Titan International Inc
- Traded as: NYSE: TWI

= Titan Tire Corporation =

American tire corporation

The Titan Tire Corporation is an American tire corporation formed in 1993 by Maurice M. Taylor Jr., then owner of Titan Wheel, purchased the Dyneer Corporation, manufacturer various off-road tires. Titan is one of the largest manufacturer of off-road tires in North America. It continued expanding its product offering and reach by purchasing the off-road tire assets of Pirelli Armstrong Tire Corporation in 1994. In 1997, Titan International split Titan Tire Corporation into a subsidiary of.

Titan purchased the assets of Fidelity Tire, of Natchez, Mississippi, through bankruptcy Court in 1998, and the company refocused with the sale of its golf-cart, all-terrain vehicle, and lawn tractor tires and facilities in Clinton, Tennessee, and Slinger, Wisconsin, to the Carlisle Tire & Wheel Company in 2000.

In 2005, Titan purchased the farm tire business of Goodyear, and continues manufacturing Goodyear agricultural tires under license. This acquisition included the plant in Freeport, Illinois. Titan again expanded in 2006 with the purchase of Continental AG's off-the-road (OTR) tire assets in Bryan, Ohio. Titan acquired it for about $53 million.

In 2010, Titan purchased the assets of Leavittsburg, Ohio, based Denman Tire in bankruptcy court for US$4.4 million. This purchase includes the consumer-related tires (on-road) as well, which Titan is considering to divest.

In November 2011, Titan purchased Goodyear's Union City, Tennessee, plant four months after Goodyear closed it. It initially will be used for mixing raw materials for other Titan production facilities.

Titan announced that it had purchased the assets of Goodyear's Latin American off-road tire business for US$98.6 million. This includes the plant in São Paulo, Brazil, and a licensing agreement that allows Titan to continue manufacturing under the Goodyear brand, similar to its 2005 purchase of Goodyear's US farm tire assets.

Titan has manufactured tires for Caterpillar under the Caterpillar brand since 1999. OEM customers include John Deere, AGCO, Case IH/Case Construction, New Holland, Caterpillar and Kubota.

Titan manufactures under the Titan and Goodyear brands.

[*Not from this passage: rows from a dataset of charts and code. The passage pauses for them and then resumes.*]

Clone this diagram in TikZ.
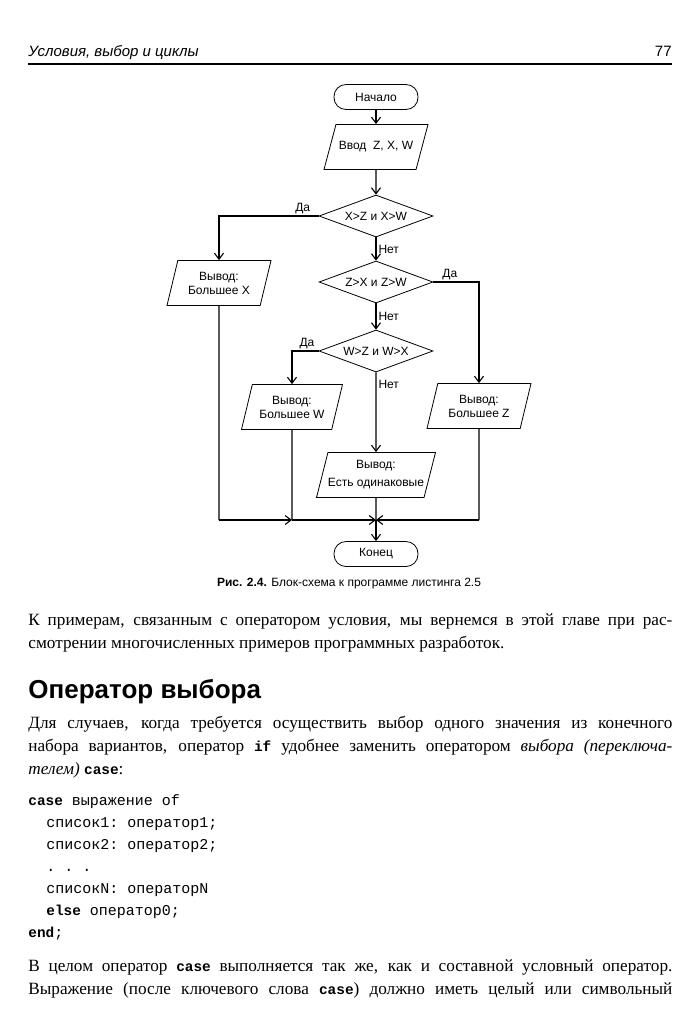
\documentclass[tikz,border=0pt]{standalone}
\usepackage{fontspec}
\setmainfont{Liberation Serif}
\setsansfont{Liberation Sans}
\setmonofont{Liberation Mono}
\usetikzlibrary{shapes.geometric,arrows.meta}
\newcommand{\kw}[1]{{\ttfamily\bfseries\fontsize{7.2}{8}\selectfont #1}}
\newcommand{\jline}[1]{\makebox[322pt][s]{#1}}

\begin{document}
\begin{tikzpicture}[x=0.5pt, y=-0.5pt,
	term/.style = {draw, rectangle, rounded corners=6pt, minimum width=42pt, minimum height=12.5pt, inner sep=0pt, font=\sffamily\fontsize{6}{7}\selectfont},
	io/.style = {draw, trapezium, trapezium left angle=75, trapezium right angle=105, trapezium stretches body, minimum width=52pt, minimum height=22.5pt, inner xsep=0pt, inner ysep=4.5pt, align=center, font=\sffamily\fontsize{6}{7}\selectfont},
	cond/.style = {draw, diamond, aspect=2.7, minimum width=57pt, minimum height=21pt, inner sep=0pt, font=\sffamily\fontsize{6}{7}\selectfont},
	lbl/.style = {inner sep=1pt, font=\sffamily\fontsize{6}{7}\selectfont},
	line/.style = {line width=0.55pt},
	arr/.style = {line width=0.55pt, -{Straight Barb[length=3pt,width=4.5pt]}},
	txt/.style = {anchor=base west, inner sep=0pt, font=\fontsize{8.6}{10}\selectfont},
	code/.style = {anchor=base west, inner sep=0pt, font=\ttfamily\fontsize{7.5}{9}\selectfont}]
	\useasboundingbox[fill=white] (0,0) rectangle (700,1024);
	% Kolontitul
	\node[anchor=base west, inner sep=0pt, font=\sffamily\itshape\fontsize{7.5}{9}\selectfont] (hdr) at (28,56) {Условия, выбор и циклы};
	\node[anchor=base east, inner sep=0pt, font=\sffamily\fontsize{7.5}{9}\selectfont] (pg) at (672,56) {77};
	\coordinate (rl) at (28,64);
	\coordinate (rr) at (672,64);
	\draw[line width=0.8pt] (rl) -- (rr);
	% Bloki
	\node[term] (start) at (376,97) {Начало};
	\node[io, inner ysep=8.5pt] (input) at (376,147) {Ввод\ \ Z, X, W};
	\node[cond] (d1) at (376,216) {X>Z и X>W};
	\node[cond] (d2) at (376,282) {Z>X и Z>W};
	\node[cond] (d3) at (376,351) {W>Z и W>X};
	\node[io, minimum width=52pt] (outX) at (219,283) {Вывод:\\Большее X};
	\node[io, minimum width=50.5pt] (outW) at (292,407) {Вывод:\\Большее W};
	\node[io, minimum width=52pt] (outZ) at (479,406) {Вывод:\\Большее Z};
	\node[io, minimum width=59pt, inner ysep=3.5pt, font=\sffamily\fontsize{6}{9}\selectfont] (outEq) at (376,475) {Вывод:\\Есть одинаковые};
	\node[term] (end) at (376,554) {Конец};
	\coordinate (jl) at (219,520);
	\coordinate (jw) at (292,520);
	\coordinate (jc) at (376,520);
	\coordinate (jr) at (479,520);
	% Strelki
	\draw[arr] (start) -- (input);
	\draw[arr] (input) -- (d1);
	\draw[arr] (d1.west) -| node[lbl, pos=0.08, above] {Да} (outX.north);
	\draw[arr] (d1.south) -- node[lbl, midway, right] {Нет} (d2.north);
	\draw[arr] (d2.east) -| node[lbl, pos=0.18, above] {Да} (outZ.north);
	\draw[arr] (d2.south) -- node[lbl, midway, right] {Нет} (d3.north);
	\draw[arr] (d3.west) -| node[lbl, pos=0.22, above] {Да} (outW.north);
	\draw[arr] (d3.south) -- node[lbl, pos=0.15, right] {Нет} (outEq.north);
	\draw[line] (outX.south) -- (jl);
	\draw[arr] (jl) -- (jw);
	\draw[line] (outW.south) -- (jw);
	\draw[arr] (jw) -- (jc);
	\draw[line] (outZ.south) -- (jr);
	\draw[arr] (jr) -- (jc);
	\draw[line] (outEq.south) -- (jc);
	\draw[arr] (jc) -- (end);
	% Podpis
	\node[anchor=base, inner sep=0pt, font=\sffamily\fontsize{6}{7}\selectfont] (cap) at (349,586) {\textbf{Рис. 2.4.} Блок-схема к программе листинга 2.5};
	% Tekst
	\node[txt] (p1a) at (28,625) {\jline{К примерам, связанным с оператором условия, мы вернемся в этой главе при рас-}};
	\node[txt] (p1b) at (28,648) {смотрении многочисленных примеров программных разработок.};
	\node[anchor=base west, inner sep=0pt, font=\sffamily\bfseries\fontsize{13}{15}\selectfont] (h1) at (28,698) {Оператор выбора};
	\node[txt] (p2a) at (28,728) {\jline{Для случаев, когда требуется осуществить выбор одного значения из конечного}};
	\node[txt] (p2b) at (28,751) {\jline{набора вариантов, оператор \kw{if} удобнее заменить оператором \textit{выбора (переключа-}}};
	\node[txt] (p2c) at (28,774) {\textit{телем)} \kw{case}:};
	% Kod
	\node[code] (c1) at (28,805) {\kw{case} выражение of};
	\node[code] (c2) at (46,827) {список1: оператор1;};
	\node[code] (c3) at (46,849) {список2: оператор2;};
	\node[code] (c4) at (46,871) {. . .};
	\node[code] (c5) at (46,893) {списокN: операторN};
	\node[code] (c6) at (46,915) {\kw{else} оператор0;};
	\node[code] (c7) at (28,937) {\kw{end};};
	\node[txt] (p3a) at (28,971) {\jline{В целом оператор \kw{case} выполняется так же, как и составной условный оператор.}};
	\node[txt] (p3b) at (28,994) {\jline{Выражение (после ключевого слова \kw{case}) должно иметь целый или символьный}};
\end{tikzpicture}
\end{document}
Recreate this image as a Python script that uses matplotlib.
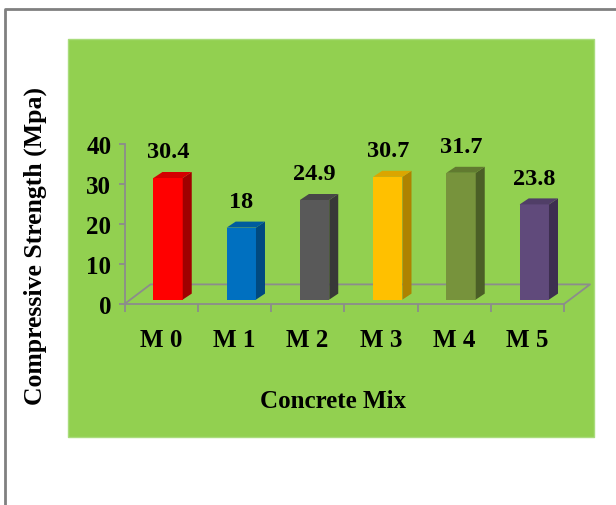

==Environmental Concerns==
In October 2010, the U.S. Environmental Protection Agency (EPA) sued Titan Tire Corp. and Dico Inc. for the demolition of three buildings in Des Moines, Iowa, contaminated with hazardous polychlorinated biphenyls (PCBs). These actions by the companies led to significant taxpayer expenses, resulting in the establishment of a Superfund cleanup site in Ottumwa where contaminated steel beams from the demolished buildings were dumped. Dico's property had previously been identified as a source of water contamination, and both companies faced allegations of neglecting environmental regulations.

In 2007, Titan Tire, without prior EPA notification, had three buildings on Dico's property demolished, and the steel beams, which contained PCBs, were taken to Southern Iowa Mechanical's (SIM) property. Judge Robert Pratt ruled against the companies, noting Dico's prior knowledge of the contamination and imposing fines totaling nearly $4.6 million. Both companies were held accountable for ongoing and future EPA-related costs at the Ottumwa site.

==Criticism==
During the 2022 Russian invasion of Ukraine, Titan refused to join the international community and withdraw from the Russian market. Research from Yale University updated on April 28, 2022 identifying how companies were reacting to Russia's invasion identified Titan in the worst category of "Digging In", meaning Defying Demands for Exit: companies defying demands for exit/reduction of activities.